Yanaka /    The idea is to not emphasize efficiency alone, but also adjust our vision so that it also takes sensations that work with the human body into consideration. That’s one of the things we are going for with the i-ROAD. When I visited Hanois, Vietnam once, I saw families of three or four people all sharing a single motorbike. One such family stopped their bike in front of an old man making his breakfast by the side of the road and began having what seemed like a fun conversation with him.

I realized that if cheap and comfortable cars were available here, that little bit of communication would disappear. Of course, the spread of automobiles in place of motorbikes is a sign of technological progress. But, I felt that the question of whether this progress would actually be a good thing for these people was another matter entirely.

It could be that considering what people in the future will think of as a better way of living may unlock new paths of progress. Anno-san, how much connection is there between your work and what you see on the horizon for society?

Anno /    The truth is that my work is always a depiction of the present, even when it’s talking about the future. The first step in depicting a future that seems feasible is taking a good long look at how things are today. It does take two or three years to make a movie, though, so it does involve some prediction of what society will be like when the feature is released. That said, things are changing faster than ever recently, so of course I’ve been missing the mark on things more and more often.

I think that the lifestyle we had around 1955 to 1965 was the one that suited Japanese people best. I’m not trying to say we should pine for yesteryear so much as imagine that we could see something like that again in the future, only in a different form. We can’t really stop the population decline here, so I feel that as time goes on this way of life may make a natural recurrence as people start seeking out those sorts of sensations.

Yanaka /    Sometimes when I’m thinking of what should come next in mobility, I’ll just stop where I am on the street and close my eyes. Pretty much the only sounds I can hear come from cars. The city reverberates with the roar of countless vehicles as they rush by and the claxon of their horns beeping.
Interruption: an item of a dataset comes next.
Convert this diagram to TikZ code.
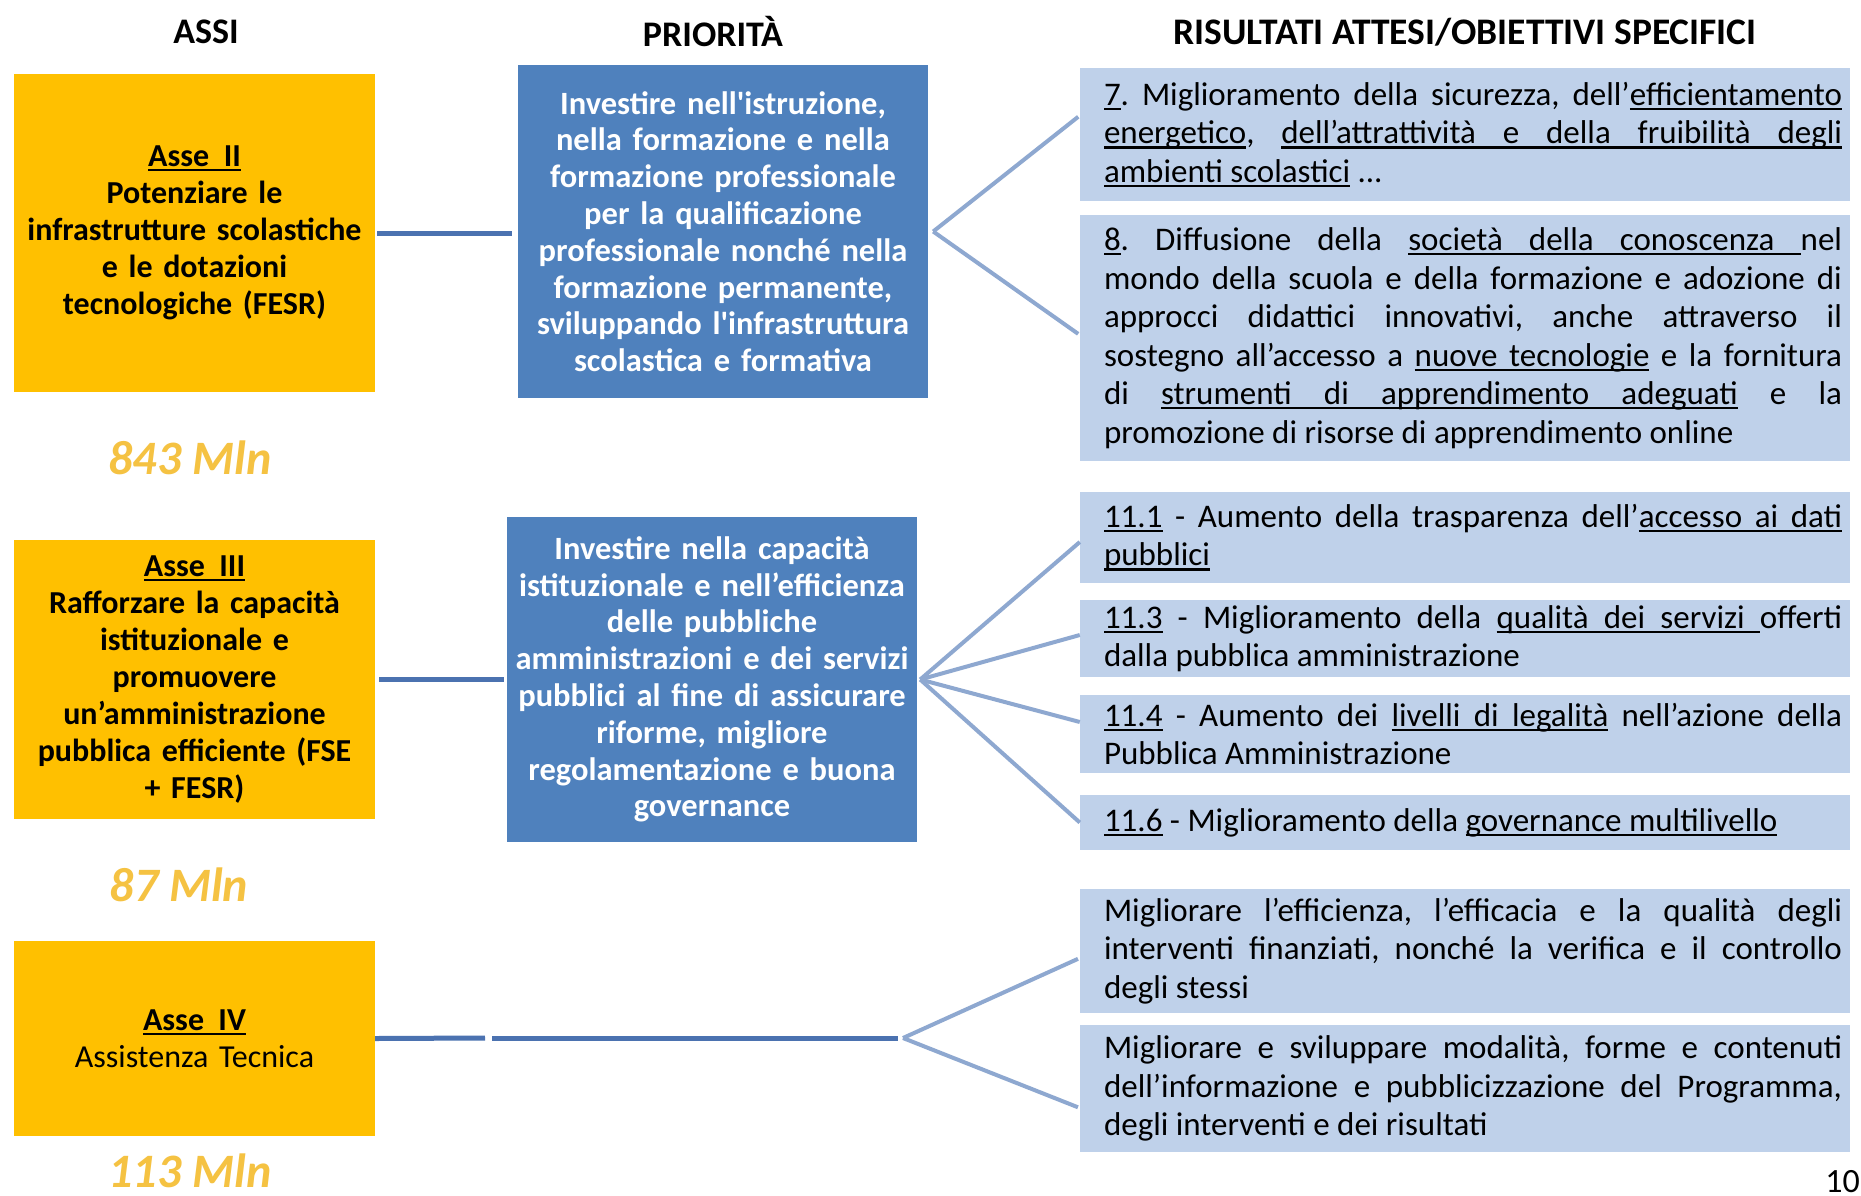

It makes me wonder what things must have sounded like before the invention of the automobile.

The shape of a more desirable future where automobiles and buildings are thought of not as single units, but as connected parts of an urban system would surely be different from what we have today. In that sense, I feel like we still have plenty of room for change in automobiles.

Anno /    I think Kuma-san is really onto something with his idea of going back to wood. There’s an anatomist by the name of Dr. Takeshi Yoro that has said similar things, like that the architecture we have now is made so that it looks its best at the moment of completion. Buildings last for decades, though, so I feel like the original premise should be to design them so they look even better several decades down the road.

Kuma /    Instead of just building everything entirely new each time, would like to make structures that “age gracefully” under the premise of sustainability. Once when I was designing a building for the Tokyo University of Agriculture, I remember being surprised to hear the president of the university tell me that I shouldn’t use materials that wouldn’t change color over time. Because everyone at the time was going on about how with buildings you need to maintain that original, most beautiful state. In the words of that university president: “In the world of living things, only the monstrosities don’t change.” Since then I can’t help but think of buildings that don’t change as monstrosities (laughs).

Architects are consumed completely by the process of making the buildings and often don’t give much thought to what happens after they hand them over to the client, but all their efforts are for naught if the owner is just going to tear it all down in a few years. That’s why I try to select materials that will still look beautiful even after they have degraded with age several decades down the road.

Anno /    I think what we’re going to need for the future of our cities isn’t progress so much as “turnabout thinking”. Marathons often feature courses where the runners turn around after reaching a certain and run back along the same path they just took, but this doesn’t mean the distance they are running is any shorter. Depending on how you think about progress, perhaps it’s okay to go back to the way things once were now that we’ve reached a certain point.

Kuma /    We shouldn’t be concerned strictly about our own territory when it comes to automobiles or architecture; we also need to think about our neighbors, so to speak. So when we ponder the future and what cities will be like in it, we must also think of the relationship between buildings and their neighbors, and even what neighbors the roads our vehicles traverse as well as the communication surrounding it all. People have been speaking of necessity of this for quite some time now, but no one ever created a proper venue for thinking of these things. Our conversation here today made realize again that this is the most important thing.

Yanaka /    When I consider that we humans live analog existences, it makes me as a human myself want to be partner to feeling out a desirable future with all my senses and creating the kind of mobility to suit it.